Making a criminal case over incidents that are decades old, where it is he-said, she-said and there is no independent witness or physical evidence to corroborate either version, are notoriously difficult to bring.
Weinstein has always claimed any sexual interactions with his accusers were consensual and that – again – is likely to be the core of his fresh defense.
“You may not like Harvey Weinstein. He might be a dirtbag to you. He may try to get over on women, flirting and finagling, just being a cad, but that’s not a crime,” Hermann Walz, a criminal defense attorney and adjunct professor at John Jay College of Criminal Justice.
The retrial comes after another of the #MeToo era’s most prominent men accused of serial sexual abuse, the comedian Bill Cosby, had his conviction for sexual assault overturned in 2021. It is also being held in the shadow of the impending, high-profile criminal sex-trafficking and prostitution case against Sean “Puffy” Combs, set to begin in May.
Ahead of Weinstein’s retrial, trial judge Curtis Farber has made a number of rulings over evidence and testimony. He granted a prosecution request to call Dawn Hughes, an expert witness on the psychological effects of rape and sexual assault, and said an accuser who also testified in the first trial will be allowed to use the word “force” in her testimony even thought he was previously acquitted of first-degree rape, a charge that requires proof of “forcible compulsion”.
Farber also granted a defense request to strike the term “survivor” to describe Weinstein’s accusers – they will now be referred to as a “complaining witnesses”.
The case jurors will hear centers the accusations of three women: a production assistant who alleges Weinstein forcibly performed oral sex on her in 2006; an aspiring actor who alleges she was raped in 2013; and a new accuser who alleges Weinstein forced oral sex on her in a Manhattan hotel room in 2006.
Weinstein’s attorneys claim that the additional charge, filed in September, is prejudicial, claiming that prosecutors kept it out of the first trial so they could use it, if needed, in a second.
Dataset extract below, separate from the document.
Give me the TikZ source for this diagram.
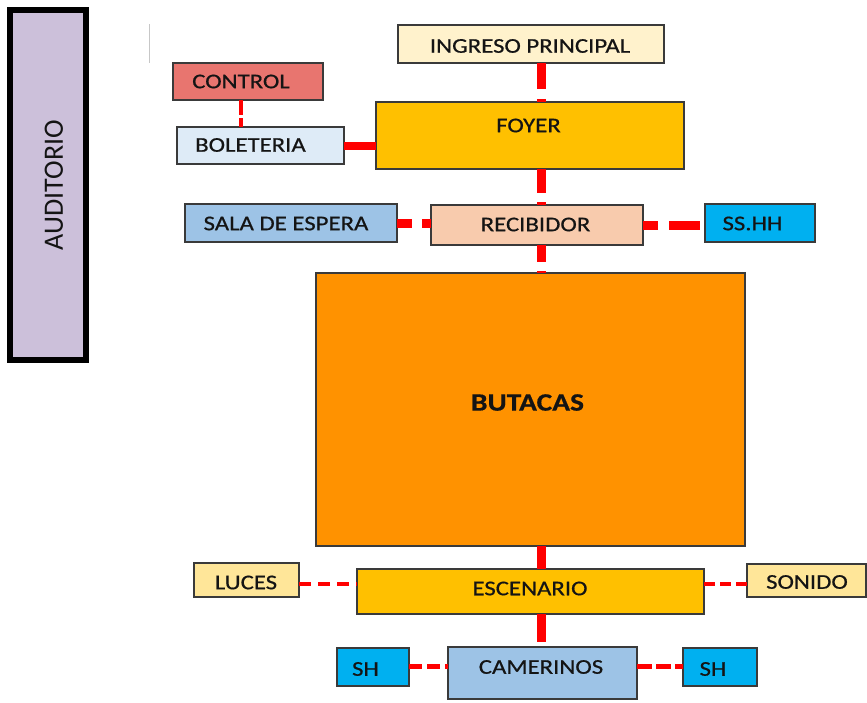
\documentclass[tikz,border=0pt]{standalone}
\usepackage{fontspec}
\setmainfont{Carlito}[FakeStretch=1.18, FakeBold=0.6]
\newfontfamily\audfont{Carlito}
\definecolor{txt}{HTML}{141414}
\definecolor{bord}{HTML}{3A3A3A}
\definecolor{cIngreso}{HTML}{FFF2CC}
\definecolor{cControl}{RGB}{232,117,111}
\definecolor{cBolet}{HTML}{DEEBF7}
\definecolor{cGold}{HTML}{FFC000}
\definecolor{cBlue}{HTML}{9DC3E6}
\definecolor{cRecib}{HTML}{F8CBAD}
\definecolor{cCyan}{HTML}{00B0F0}
\definecolor{cOrange}{HTML}{FF9200}
\definecolor{cLight}{HTML}{FFE699}
\definecolor{cAud}{HTML}{CCC0DA}
\definecolor{lred}{HTML}{FF0000}
\newcommand\bx[6]{\node[box, fill=#2, minimum width={(#5-#3)*1pt}, minimum height={(#6-#4)*1pt}] (#1) at ({(#3+#5)/2},{(#4+#6)/2}) {};}
\begin{document}
\begin{tikzpicture}[x=1pt,y=-1pt,
  box/.style={draw=bord, line width=1.4pt, inner sep=0pt, outer sep=0pt, rectangle},
  lbl/.style={inner sep=0pt, text=txt, font=\fontsize{21}{25}\selectfont},
  thickl/.style={draw=lred, line width=9pt},
  thinl/.style={draw=lred, line width=3.5pt},
  midl/.style={draw=lred, line width=5pt}]
\useasboundingbox (0,0) rectangle (867,702);
% side panel
\node[draw=black, line width=6pt, fill=cAud, inner sep=0pt, minimum width=76pt, minimum height=350pt] (aud) at (48,185) {};
\node[inner sep=0pt, text=txt, rotate=90, font=\audfont\fontsize{28}{32}\selectfont] (taud) at (54,185) {AUDITORIO};
\draw[black!22, line width=1pt] (149,24) -- (149,63);
% boxes
\bx{ingreso}{cIngreso}{398}{25}{664}{63}
\bx{control}{cControl}{173}{63}{323}{100}
\bx{bolet}{cBolet}{177}{127}{344}{164}
\bx{foyer}{cGold}{376}{102}{684}{169}
\bx{sala}{cBlue}{185}{204}{397}{242}
\bx{recib}{cRecib}{431}{205}{643}{245}
\bx{sshh}{cCyan}{705}{204}{815}{242}
\bx{butacas}{cOrange}{316}{273}{745}{546}
\bx{luces}{cLight}{194}{563}{299}{597}
\bx{escen}{cGold}{357}{569}{704}{614}
\bx{sonido}{cLight}{747}{564}{866}{597}
\bx{shA}{cCyan}{337}{648}{409}{686}
\bx{camer}{cBlue}{448}{647}{637}{699}
\bx{shB}{cCyan}{683}{648}{757}{686}
% labels
\node[lbl] (tingreso) at (530,46) {INGRESO PRINCIPAL};
\node[lbl] (tcontrol) at (241,81.5) {CONTROL};
\node[lbl] (tbolet) at (250.5,145) {BOLETERIA};
\node[lbl] (tfoyer) at (528.5,125.5) {FOYER};
\node[lbl] (tsala) at (286,223.5) {SALA DE ESPERA};
\node[lbl] (trecib) at (535.5,224.5) {RECIBIDOR};
\node[lbl] (tsshh) at (752.5,223.5) {SS.HH};
\node[lbl, font=\bfseries\fontsize{25}{29}\selectfont] (tbut) at (527.5,402.5) {BUTACAS};
\node[lbl] (tluces) at (246,582.5) {LUCES};
\node[lbl] (tescen) at (530,588.5) {ESCENARIO};
\node[lbl] (tsonido) at (807,582) {SONIDO};
\node[lbl] (tshA) at (365.5,669) {SH};
\node[lbl] (tcamer) at (541,667) {CAMERINOS};
\node[lbl] (tshB) at (713,669) {SH};
% connectors
\coordinate (ax) at (541,0);
\draw[thickl, dash pattern=on 26pt off 10pt] (ingreso.south -| ax) -- (foyer.north -| ax);
\draw[thickl, dash pattern=on 24pt off 9pt] (foyer.south -| ax) -- (recib.north -| ax);
\draw[thickl, dash pattern=on 17pt off 9pt] (recib.south -| ax) -- (butacas.north -| ax);
\draw[thickl] (butacas.south -| ax) -- (escen.north -| ax);
\draw[thickl, shorten >=5pt] (escen.south -| ax) -- (camer.north -| ax);
\draw[thinl, dash pattern=on 15pt off 3pt] (control.south -| 241,0) -- (bolet.north -| 241,0);
\draw[thickl, line width=8pt] (bolet.east) -- (bolet.east -| foyer.west);
\draw[thickl, dash pattern=on 15pt off 10pt] (sala.east) -- (sala.east -| recib.west);
\draw[thickl, dash pattern=on 15pt off 11pt on 31pt off 10pt] (recib.east) -- (recib.east -| sshh.west);
\draw[thinl, dash pattern=on 12pt off 7pt] (luces.east |- 0,584) -- (escen.west |- 0,584);
\draw[thinl, dash pattern=on 11pt off 5pt] (escen.east |- 0,584) -- (sonido.west |- 0,584);
\draw[midl, dash pattern=on 13pt off 5pt] (shA.east |- 0,666) -- (camer.west |- 0,666);
\draw[midl, dash pattern=on 15pt off 4pt] (camer.east |- 0,666) -- (shB.west |- 0,666);
\end{tikzpicture}
\end{document}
Weinstein continued to bring himself back into the public eye last week, weighing in on another contemporary civil claim between the actor Blake Lively and director Justin Baldoni, claiming that Baldoni was stitched up by the New York Times, just as he asserts he had been when it reported on the sexual abuse claims against them.
“They did the same thing: cherrypicked what fit their story and ignored critical context and facts that could have challenged the narrative,” Weinstein told TMZ.
In response, however, the Times pointed to a letter of apology Weinstein issued after its story was published and in which he spoke of his “regret” and “remorse” over his behavior toward women.
Weinstein’s legal team seems to be betting that his retrial will unfold in a US very different from the one in which his first case did. A New York jury will decide if it is right or not.